2 cups all-purpose flour
1 teaspoon baking powder
1 teaspoon Kosher or sea salt
1 cup mashed potatoes, boiled in salted water (I prefer Idaho® potatoes)
1 1/2 cups grated, raw potato
3-4 ounces mild cheddar cheese
1 cup buttermilk (or more if needed)
6 spring onions finely sliced (optional)
A little butter for the pan
In a small bowl, place the flour, baking powder, and salt; set aside. In a large mixing bowl, combine the mashed potatoes with the grated raw potato and spring onion if desired. Then add the flour and mix well. Slowly add the buttermilk and stir gently (don't overmix). The mixture should be like a very firm, thick batter; almost like a dough, so add more buttermilk if needed.
Heat a nonstick frying pan over medium-high heat, and add a pat of butter, just before scooping out some of the boxy batter onto the pan. Flatten and shape into a nice, round pancake shape and fry until golden brown on the bottom. As they fry, add some grated cheese allowing it to melt before turning on to the other side, and repeat.
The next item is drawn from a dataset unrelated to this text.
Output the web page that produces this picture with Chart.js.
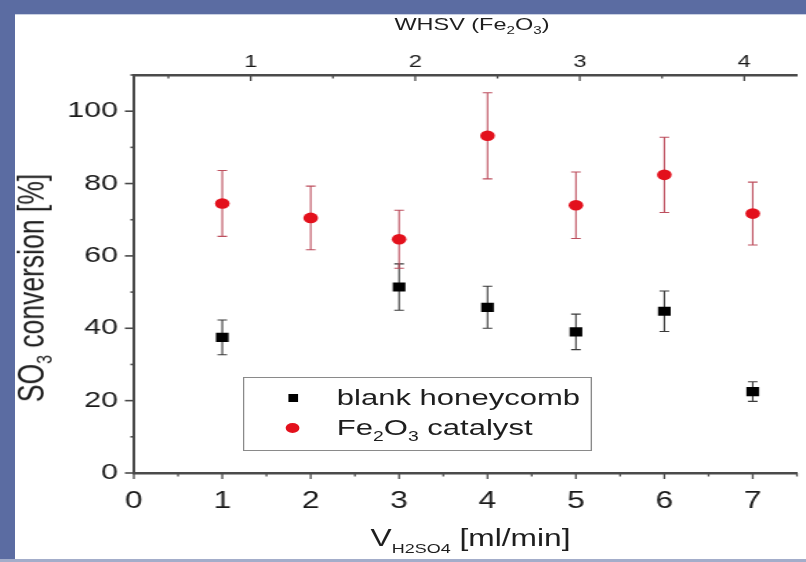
<!DOCTYPE html>
<html>
<head>
<meta charset="utf-8">
<script src="https://cdn.jsdelivr.net/npm/chart.js@4.4.1/dist/chart.umd.min.js"></script>
<style>
html,body{margin:0;padding:0;width:806px;height:562px;overflow:hidden;background:#5b6ca2;}
#panel{position:absolute;left:15px;top:14px;width:791px;height:545px;background:#fff;border-top:1px solid #c9d0e2;box-sizing:border-box;}
#bottomstrip{position:absolute;left:0;top:559px;width:806px;height:3px;background:#a3adca;}
#stage{position:absolute;left:0;top:0;width:584px;height:562px;transform:scaleX(1.38);transform-origin:0 0;font-family:'Liberation Sans',Arial,sans-serif;color:#1e1e1e;}
#stage canvas{position:absolute;left:0;top:0;}
.t{position:absolute;white-space:nowrap;line-height:1;}
.t sub{vertical-align:baseline;position:relative;}
#topTitle{left:342px;top:24px;transform:translate(-50%,-50%);font-size:17px;}
#topTitle sub{font-size:11px;top:4px;}
#yTitle{left:23px;top:288px;transform:translate(-50%,-50%) rotate(-90deg);font-size:26.5px;}
#yTitle sub{font-size:16px;top:6px;}
#xTitle{left:341px;top:538px;transform:translate(-50%,-50%);font-size:23px;}
#xTitle sub{font-size:13px;top:7px;}
#legend{position:absolute;left:176px;top:377px;width:253px;height:74px;border:1.5px solid #8a8a8a;box-sizing:border-box;}
.lrow{position:absolute;left:0;width:100%;height:30px;}
.lmark{position:absolute;}
.ltext{position:absolute;left:67px;top:50%;transform:translateY(-50%);font-size:22.5px;white-space:nowrap;line-height:1;}
.ltext sub{font-size:14px;vertical-align:baseline;position:relative;top:6px;}
</style>
</head>
<body>
<div id="panel"></div>
<div id="bottomstrip"></div>
<div id="stage">
  <canvas id="c" width="584" height="562"></canvas>
  <div class="t" id="topTitle">WHSV (Fe<sub>2</sub>O<sub>3</sub>)</div>
  <div class="t" id="yTitle">SO<sub>3</sub> conversion [%]</div>
  <div class="t" id="xTitle">V<sub>H2SO4</sub> [ml/min]</div>
  <div id="legend">
    <div class="lrow" style="top:5px;">
      <div class="lmark" style="left:32px;top:11px;width:7px;height:8px;background:#000;"></div>
      <div class="ltext">blank honeycomb</div>
    </div>
    <div class="lrow" style="top:35px;">
      <div class="lmark" style="left:30px;top:10px;width:10px;height:10px;border-radius:50%;background:#e3101c;"></div>
      <div class="ltext">Fe<sub>2</sub>O<sub>3</sub> catalyst</div>
    </div>
  </div>
</div>
<script>
// ---- data ----
const flowRates = [1, 2, 3, 4, 5, 6, 7];
const blankConversion = [37.5, null, 51.4, 45.8, 39.0, 44.7, 22.5];
const blankError = [4.8, null, 6.4, 5.8, 4.9, 5.6, 2.7];
const fe2o3Conversion = [74.5, 70.5, 64.6, 93.2, 74.0, 82.4, 71.7];
const fe2o3Error = [9.1, 8.8, 8.0, 11.9, 9.2, 10.4, 8.7];
const seriesLabels = ['blank honeycomb', 'Fe2O3 catalyst'];

// ---- ticks ----
const xTickValues = [0, 0.5, 1, 1.5, 2, 2.5, 3, 3.5, 4, 4.5, 5, 5.5, 6, 6.5, 7, 7.5];
const yTickValues = [0, 10, 20, 30, 40, 50, 60, 70, 80, 90, 100, 110];
const yLabelValues = [0, 20, 40, 60, 80, 100];
const whsvTickValues = [0.5, 1, 1.5, 2, 2.5, 3, 3.5, 4];
const whsvLabelValues = [1, 2, 3, 4];
const xRange = [0, 7.5];
const yRange = [0, 110];
const whsvRange = [0.29, 4.32];

const AXIS = '#4a4a4a';
const LABEL = '#1a1a1a';
const FONT = "'Liberation Sans', Arial, sans-serif";

function pts(xs, ys) {
  const out = [];
  xs.forEach((x, i) => { if (ys[i] !== null) out.push({x: x, y: ys[i]}); });
  return out;
}

const errorBars = {
  id: 'errorBars',
  beforeDatasetsDraw(chart) {
    const ctx = chart.ctx, xs = chart.scales.x, ys = chart.scales.y;
    const sets = [[blankConversion, blankError, '#3a3a3a'], [fe2o3Conversion, fe2o3Error, 'rgba(185,70,85,0.95)']];
    ctx.save();
    ctx.lineWidth = 1.1;
    sets.forEach(([vals, errs, col]) => {
      ctx.strokeStyle = col;
      vals.forEach((v, i) => {
        if (v === null) return;
        const px = xs.getPixelForValue(flowRates[i]);
        const top = ys.getPixelForValue(v + errs[i]);
        const bot = ys.getPixelForValue(v - errs[i]);
        ctx.beginPath();
        ctx.moveTo(px, top); ctx.lineTo(px, bot);
        ctx.moveTo(px - 3.5, top); ctx.lineTo(px + 3.5, top);
        ctx.moveTo(px - 3.5, bot); ctx.lineTo(px + 3.5, bot);
        ctx.stroke();
      });
    });
    ctx.restore();
  }
};

const tickMarks = {
  id: 'tickMarks',
  afterDraw(chart) {
    const ctx = chart.ctx, a = chart.chartArea;
    const {x, x2, y} = chart.scales;
    ctx.save();
    ctx.strokeStyle = AXIS;
    ctx.lineWidth = 1.6;
    y.ticks.forEach(t => {
      const p = y.getPixelForValue(t.value);
      const major = yLabelValues.includes(t.value);
      ctx.beginPath();
      if (major) { ctx.moveTo(a.left - 6.5, p); ctx.lineTo(a.left, p); }
      else { ctx.moveTo(a.left - 2.5, p); ctx.lineTo(a.left + 1, p); }
      ctx.stroke();
    });
    ctx.lineWidth = 1.3;
    x.ticks.forEach(t => {
      const p = x.getPixelForValue(t.value);
      const major = Number.isInteger(t.value);
      ctx.beginPath();
      ctx.moveTo(p, a.bottom);
      ctx.lineTo(p, a.bottom + (major ? 6 : 3.5));
      ctx.stroke();
    });
    x2.ticks.forEach(t => {
      const p = x2.getPixelForValue(t.value);
      const major = whsvLabelValues.includes(t.value);
      ctx.beginPath();
      ctx.moveTo(p, a.top);
      ctx.lineTo(p, a.top + (major ? 6 : 3.5));
      ctx.stroke();
    });
    ctx.restore();
  }
};

Chart.defaults.font.family = FONT;
Chart.defaults.color = LABEL;

new Chart(document.getElementById('c'), {
  type: 'scatter',
  data: {
    datasets: [
      {
        label: seriesLabels[0],
        data: pts(flowRates, blankConversion),
        pointStyle: 'rect',
        pointRadius: 6.5,
        backgroundColor: '#000',
        borderColor: '#000',
        borderWidth: 0,
        xAxisID: 'x', yAxisID: 'y'
      },
      {
        label: seriesLabels[1],
        data: pts(flowRates, fe2o3Conversion),
        pointStyle: 'circle',
        pointRadius: 5.3,
        backgroundColor: '#e3101c',
        borderColor: '#e3101c',
        borderWidth: 0,
        xAxisID: 'x', yAxisID: 'y'
      }
    ]
  },
  options: {
    responsive: false,
    animation: false,
    events: [],
    layout: {padding: {left: 0, right: 0, top: 0, bottom: 0}},
    plugins: {legend: {display: false}, tooltip: {enabled: false}},
    scales: {
      x: {
        type: 'linear', position: 'bottom',
        min: xRange[0], max: xRange[1],
        afterBuildTicks: s => { s.ticks = xTickValues.map(v => ({value: v})); },
        afterFit: s => { s.height = 89; s.paddingLeft = 0; s.paddingRight = 0; },
        grid: {display: false, drawTicks: false},
        border: {display: true, color: AXIS, width: 2.6},
        ticks: {
          padding: 14.5, color: LABEL, font: {size: 23}, maxRotation: 0, autoSkip: false,
          callback: v => Number.isInteger(v) ? String(v) : ''
        }
      },
      x2: {
        type: 'linear', position: 'top',
        min: whsvRange[0], max: whsvRange[1],
        afterBuildTicks: s => { s.ticks = whsvTickValues.map(v => ({value: v})); },
        afterFit: s => { s.height = 75; s.paddingLeft = 0; s.paddingRight = 0; },
        grid: {display: false, drawTicks: false},
        border: {display: true, color: AXIS, width: 2.6},
        ticks: {
          padding: 2, color: LABEL, font: {size: 17}, maxRotation: 0, autoSkip: false,
          callback: v => whsvLabelValues.includes(v) ? String(v) : ''
        }
      },
      y: {
        type: 'linear', position: 'left',
        min: yRange[0], max: yRange[1],
        afterBuildTicks: s => { s.ticks = yTickValues.map(v => ({value: v})); },
        afterFit: s => { s.width = 97; },
        grid: {display: false, drawTicks: false},
        border: {display: true, color: AXIS, width: 2},
        ticks: {
          padding: 11.5, color: LABEL, font: {size: 22}, autoSkip: false,
          callback: v => yLabelValues.includes(v) ? String(v) : ''
        }
      }
    }
  },
  plugins: [errorBars, tickMarks]
});
</script>
</body>
</html>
Turn and continue to cook until golden brown on top too, turning the heat down if they are browning too quickly (remember there is raw potatoes included which need to cook). Continue to add a little butter and fry the boxy until all the batter is finished. Serve hot.
Everyone wants to be a little bit Irish on St. Patrick’s Day so besides donning some green attire why not dabble in a little homestyle Irish cooking? What are you creating in your kitchen on March 17th?